Responsibilities are distributed among a large number of competent
men.—Testimonies, Vol. 8, p. 236.
DECISION MAKING
Men of Action —The
cause of God demands men who can see quickly and act instantaneously at
the right time and with power. If you wait to measure every difficulty and
balance every perplexity you meet, you will do but little. You will have
obstacles and difficulties to encounter at every turn, and you must with
firm purpose decide to conquer them, or they will conquer you.
Sometimes various ways and purposes, different modes of
operation in connection with the work of God, are about evenly balanced in
the mind; and it is at this very point that the nicest discrimination is
necessary. And if anything is accomplished to the purpose, it must be done
at the golden moment. The slightest inclination of the weight in the
balance should be seen, and should determine the matter at once. Long
delays tire the angels.—Gospel Workers, pp. 133, 134.
Hesitant Leadership is Weak Leadership—It is even
more excusable to make a wrong decision sometimes than to be continually
in a wavering position; to be hesitating, sometimes inclined in one
direction, then in another. More perplexity and wretchedness result from
thus hesitating and doubting than from sometimes moving too hastily.
I have been shown that the most signal victories and
the most fearful defeats have been on the turn of minutes. God requires
promptness of action. Delays, doubtings, hesitation, and indecision
frequently give the enemy every advantage.—Gospel Workers. pp. 133, 134.
Quick Action But Weigh Evidence—God has given to
each individual judgment, and this gift He wants His workers to use and
improve. The president of a conference must not consider that his
individual judgment is to be the judgment of all.

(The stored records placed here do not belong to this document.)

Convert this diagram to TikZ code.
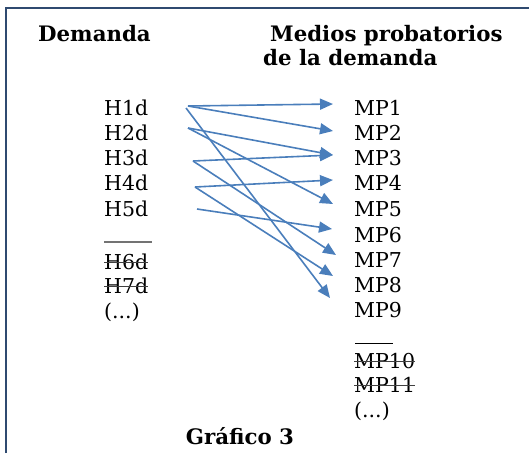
\documentclass[tikz,border=0pt]{standalone}
\usepackage{fontspec}
\setmainfont{DejaVu Serif}
\usetikzlibrary{arrows.meta}
\definecolor{frameblue}{RGB}{47,74,112}
\definecolor{arrowblue}{RGB}{74,126,187}
\tikzset{
  lbl/.style={anchor=base west, inner sep=0pt, font=\fontsize{20.5}{24}\selectfont},
  head/.style={anchor=base west, inner sep=0pt, font=\fontsize{21.3}{25}\selectfont\bfseries},
  conn/.style={draw=arrowblue, line width=1.6pt, -{Triangle[length=13pt,width=11pt]}},
  strike/.style={draw=black!75, line width=1pt},
  rule/.style={draw=black!55, line width=1.5pt},
}
\begin{document}
\begin{tikzpicture}[x=1pt,y=-1pt]
\useasboundingbox (0,0) rectangle (529,453);
\draw[frameblue, line width=2.2pt] (6,453) -- (6,8) -- (529,8);
% headings
\node[head] (hd) at (38,41) {Demanda};
\node[head] (hm1) at (270,41) {Medios probatorios};
\node[head] (hm2) at (263,65) {de la demanda};
% left column
\foreach \i/\y in {1/108,2/133,3/158,4/183,5/209}{
  \node[lbl] (h\i) at (104,\y+7) {H\i d};
}
\node[lbl] (h6) at (104,262+7) {H6d};
\node[lbl] (h7) at (104,286+7) {H7d};
\node[lbl] (hdots) at (104,311+7) {(...)};
\draw[rule] (104,242) -- (152,242);
\draw[strike] ([yshift=7pt]h6.base west) -- ([yshift=7pt]h6.base east);
\draw[strike] ([yshift=7pt]h7.base west) -- ([yshift=7pt]h7.base east);
% right column
\foreach \i/\y in {1/108,2/133,3/158,4/183,5/209,6/235,7/260,8/285,9/310}{
  \node[lbl] (mp\i) at (354,\y+7) {MP\i};
}
\node[lbl] (mp10) at (354,361+7) {MP10};
\node[lbl] (mp11) at (354,385+7) {MP11};
\node[lbl] (mpdots) at (354,410+7) {(...)};
\draw[strike, draw=black, line width=1pt] (355,343) -- (393,343);
\draw[strike] ([yshift=7pt]mp10.base west) -- ([yshift=7pt]mp10.base east);
\draw[strike] ([yshift=7pt]mp11.base west) -- ([yshift=7pt]mp11.base east);
% caption
\node[head, anchor=base] (cap) at (240,444) {Gráfico 3};
% connector end points
\coordinate (s1) at (188,106);
\coordinate (s1b) at (186,108);
\coordinate (s2) at (188,128);
\coordinate (s3) at (193,161);
\coordinate (s4) at (195,187);
\coordinate (s5) at (197,209);
\coordinate (t1) at (333,104);
\coordinate (t2) at (333,131);
\coordinate (t3) at (333,155);
\coordinate (t4) at (333,180);
\coordinate (t5) at (333,204);
\coordinate (t6) at (332,229);
\coordinate (t7) at (336,255);
\coordinate (t8) at (333,276);
\coordinate (t9) at (330,298);
\draw[conn] (s1) -- (t1);
\draw[conn] (s1) -- (t2);
\draw[conn] (s1b) -- (t9);
\draw[conn] (s2) -- (t3);
\draw[conn] (s2) -- (t5);
\draw[conn] (s3) -- (t3);
\draw[conn] (s3) -- (t7);
\draw[conn] (s4) -- (t4);
\draw[conn] (s4) -- (t8);
\draw[conn] (s5) -- (t6);
\end{tikzpicture}
\end{document}
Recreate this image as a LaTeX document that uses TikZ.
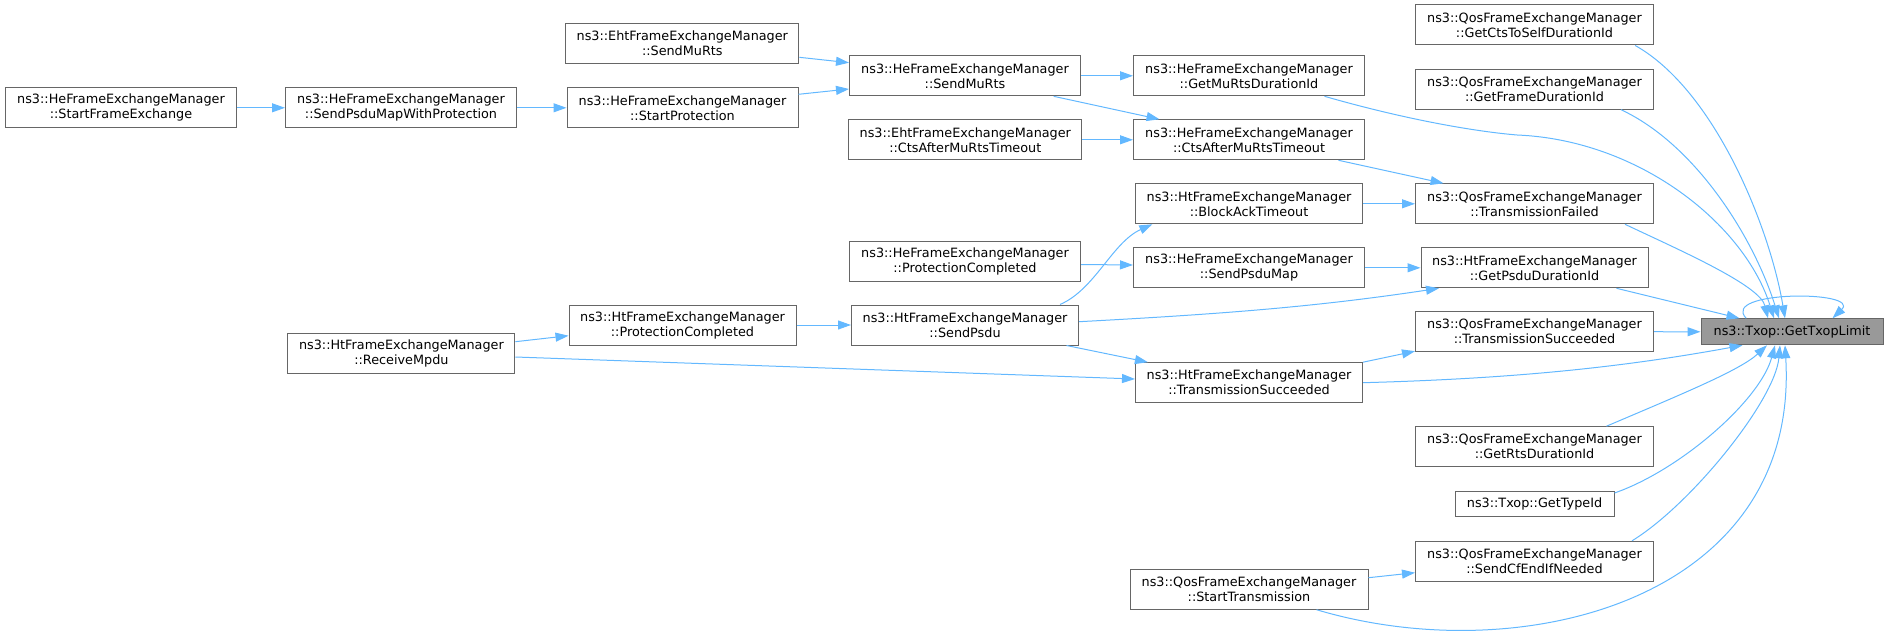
\documentclass[tikz,border=0pt]{standalone}
\usepackage{fontspec}
\setmainfont{DejaVu Sans}
\usetikzlibrary{arrows.meta}

\definecolor{edgeblue}{HTML}{63B8FF}
\definecolor{boxgray}{HTML}{666666}
\definecolor{mainfill}{HTML}{999999}

\begin{document}
\begin{tikzpicture}[x=1pt,y=-1pt]
\tikzstyle{func} = [rectangle, draw=boxgray, line width=1pt, fill=white, align=center,
minimum height=40pt, inner sep=0pt, font=\fontsize{12.8}{15}\selectfont]
\tikzstyle{target} = [func, fill=mainfill, minimum height=26pt]
\tikzstyle{link} = [draw=edgeblue, line width=1pt, -{Triangle[length=13pt,width=9pt]}]
\useasboundingbox (0,0) rectangle (1888,639);
% column 1
\node [func, minimum width=231pt] (startFrameExchange) at (121,107.8) {ns3::HeFrameExchangeManager\\::StartFrameExchange};
% column 2
\node [func, minimum width=231pt] (sendPsduMapWithProtection) at (401,107.8) {ns3::HeFrameExchangeManager\\::SendPsduMapWithProtection};
\node [func, minimum width=227pt] (receiveMpdu) at (401.4,353.3) {ns3::HtFrameExchangeManager\\::ReceiveMpdu};
% column 3
\node [func, minimum width=233pt] (ehtSendMuRts) at (682.3,43.7) {ns3::EhtFrameExchangeManager\\::SendMuRts};
\node [func, minimum width=231pt] (startProtection) at (682.5,107.8) {ns3::HeFrameExchangeManager\\::StartProtection};
\node [func, minimum width=227pt] (htProtectionCompleted) at (682.5,325) {ns3::HtFrameExchangeManager\\::ProtectionCompleted};
% column 4
\node [func, minimum width=231pt] (sendMuRts) at (965,75.8) {ns3::HeFrameExchangeManager\\::SendMuRts};
\node [func, minimum width=233pt] (ehtCtsAfterMuRtsTimeout) at (965.3,139.8) {ns3::EhtFrameExchangeManager\\::CtsAfterMuRtsTimeout};
\node [func, minimum width=231pt] (heProtectionCompleted) at (965,261.2) {ns3::HeFrameExchangeManager\\::ProtectionCompleted};
\node [func, minimum width=227pt] (sendPsdu) at (965,325) {ns3::HtFrameExchangeManager\\::SendPsdu};
% column 5
\node [func, minimum width=231pt] (getMuRtsDurationId) at (1249,75.8) {ns3::HeFrameExchangeManager\\::GetMuRtsDurationId};
\node [func, minimum width=231pt] (heCtsAfterMuRtsTimeout) at (1249,139.8) {ns3::HeFrameExchangeManager\\::CtsAfterMuRtsTimeout};
\node [func, minimum width=227pt] (blockAckTimeout) at (1249,203.8) {ns3::HtFrameExchangeManager\\::BlockAckTimeout};
\node [func, minimum width=231pt] (sendPsduMap) at (1249,267.8) {ns3::HeFrameExchangeManager\\::SendPsduMap};
\node [func, minimum width=227pt] (htTransmissionSucceeded) at (1249,382.7) {ns3::HtFrameExchangeManager\\::TransmissionSucceeded};
\node [func, minimum width=238pt] (startTransmission) at (1249,589.2) {ns3::QosFrameExchangeManager\\::StartTransmission};
% column 6
\node [func, minimum width=238pt] (getCtsToSelfDurationId) at (1534.5,25) {ns3::QosFrameExchangeManager\\::GetCtsToSelfDurationId};
\node [func, minimum width=238pt] (getFrameDurationId) at (1534.5,89.2) {ns3::QosFrameExchangeManager\\::GetFrameDurationId};
\node [func, minimum width=238pt] (transmissionFailed) at (1534.5,203.8) {ns3::QosFrameExchangeManager\\::TransmissionFailed};
\node [func, minimum width=227pt] (getPsduDurationId) at (1534.5,267.8) {ns3::HtFrameExchangeManager\\::GetPsduDurationId};
\node [func, minimum width=238pt] (qosTransmissionSucceeded) at (1534.5,331.7) {ns3::QosFrameExchangeManager\\::TransmissionSucceeded};
\node [func, minimum width=238pt] (getRtsDurationId) at (1534.5,446.7) {ns3::QosFrameExchangeManager\\::GetRtsDurationId};
\node [func, minimum width=159pt, minimum height=25pt] (getTypeId) at (1534.5,504) {ns3::Txop::GetTypeId};
\node [func, minimum width=238pt] (sendCfEndIfNeeded) at (1534.5,561.3) {ns3::QosFrameExchangeManager\\::SendCfEndIfNeeded};
% column 7
\node [target, minimum width=182pt] (getTxopLimit) at (1792,331.8) {ns3::Txop::GetTxopLimit};

\draw[link] (startFrameExchange) -- (sendPsduMapWithProtection);
\draw[link] (sendPsduMapWithProtection) -- (startProtection);
\draw[link] ([yshift=-13.6pt]ehtSendMuRts.east) -- ([yshift=13.1pt]sendMuRts.west);
\draw[link] ([yshift=13.5pt]startProtection.east) -- ([yshift=-13.2pt]sendMuRts.west);
\draw[link] (sendMuRts) -- (getMuRtsDurationId);
\draw[link] ([xshift=-27.4pt]sendMuRts.south east) -- ([xshift=26.5pt]heCtsAfterMuRtsTimeout.north west);
\draw[link] (ehtCtsAfterMuRtsTimeout) -- (heCtsAfterMuRtsTimeout);
\draw[link] ([xshift=-26.5pt]heCtsAfterMuRtsTimeout.south east) -- ([xshift=28.5pt]transmissionFailed.north west);
\draw[link] (blockAckTimeout) -- (transmissionFailed);
\draw[link] ([yshift=-3.3pt]heProtectionCompleted.east) -- ([yshift=2.8pt]sendPsduMap.west);
\draw[link] ([xshift=-19pt]sendPsdu.north east) .. controls +(35,-15) and +(-40,18) .. ([xshift=17.3pt]blockAckTimeout.south west);
\draw[link] (sendPsduMap) -- (getPsduDurationId);
\draw[link] ([yshift=3.3pt]sendPsdu.east) .. controls +(150,-8) and +(-120,18) .. ([xshift=18.5pt]getPsduDurationId.south west);
\draw[link] (htProtectionCompleted) -- (sendPsdu);
\draw[link] ([yshift=11.6pt]receiveMpdu.east) -- ([yshift=-10.7pt]htProtectionCompleted.west);
\draw[link] ([yshift=-3.7pt]receiveMpdu.east) -- ([yshift=3.7pt]htTransmissionSucceeded.west);
\draw[link] ([xshift=-12.5pt]sendPsdu.south east) -- ([xshift=12.9pt]htTransmissionSucceeded.north west);
\draw[link] (htTransmissionSucceeded.north east) -- ([yshift=1pt]qosTransmissionSucceeded.south west);
\draw[link] (htTransmissionSucceeded.east) .. controls +(150,-4) and +(-120,22) .. ([xshift=42pt]getTxopLimit.south west);
\draw[link] (qosTransmissionSucceeded) -- (getTxopLimit);
%\draw[link] (getTxopLimit) loop
\draw[link] ([xshift=45.7pt]getTxopLimit.north west) .. controls +(-27,-28) and +(29,-28) .. ([xshift=132pt]getTxopLimit.north west);
\draw[link] ([xshift=-18.8pt]getCtsToSelfDurationId.south east) .. controls +(80,45) and +(-15,-90) .. ([xshift=-7pt]getTxopLimit.north);
\draw[link] ([xshift=-33pt]getFrameDurationId.south east) .. controls +(75,35) and +(-25,-80) .. ([xshift=-13pt]getTxopLimit.north);
\draw[link] ([xshift=-40.5pt]getMuRtsDurationId.south east) .. controls (1400,118) and (1470,131) .. (1517,135) .. controls (1640,140) and (1745,225) .. ([xshift=-18pt]getTxopLimit.north);
\draw[link] ([xshift=-29pt]transmissionFailed.south east) .. controls +(55,26) and +(-8,-33) .. ([xshift=-24pt]getTxopLimit.north);
\draw[link] ([xshift=-32pt]getPsduDurationId.south east) -- ([xshift=39pt]getTxopLimit.north west);
\draw[link] ([xshift=-47.5pt]getRtsDurationId.north east) .. controls +(75,-32) and +(-27,25) .. ([xshift=-25pt]getTxopLimit.south);
\draw[link] ([yshift=-2pt]getTypeId.north east) .. controls +(66,-23) and +(-15,55) .. ([xshift=-17pt]getTxopLimit.south);
\draw[link] ([xshift=-22pt]sendCfEndIfNeeded.north east) .. controls +(59,-36) and +(-5,55) .. ([xshift=-12pt]getTxopLimit.south);
\draw[link] ([xshift=-52pt]startTransmission.south east) .. controls +(204,61) and +(15,255) .. ([xshift=-7pt]getTxopLimit.south);
\draw[link] ([yshift=11.5pt]startTransmission.east) -- ([yshift=-11.4pt]sendCfEndIfNeeded.west);
\end{tikzpicture}
\end{document}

In no conference should propositions be rushed through
without time being taken by the brethren to carefully weigh all sides of
the question. Because the president of a conference suggested certain
plans, it has sometimes been considered unnecessary to consult the Lord
about them. Thus propositions have been accepted that were not for the
spiritual benefit of believers, and which involved far more than was
apparent at the first casual consideration. Such movements are not in the
order of God.
Many, very many matters have been taken up and carried
by vote, that have involved far more than was anticipated, and far more
than those who voted would have been willing to assent to, had they taken
time to consider the question from all sides.—Letter 340, 1907.
God Cannot Use the Undecided Leader—Those who have
any connection with God's work in any of our institutions must have a
connection with God, and must be committed to do right under all
circumstances, that they may know where they will be found in the day of
trial. No one connected with the sacred work of God can remain on neutral
ground. If a man is divided, undecided, unsettled, until he is sure that
he will lose nothing, he shows that he is a man God can not use. But many
are working in this line. They have not been appointed by God, or else
they have decidedly failed to be worked by the mighty agency of the Holy
Spirit.—Testimonies to Ministers, p. 403.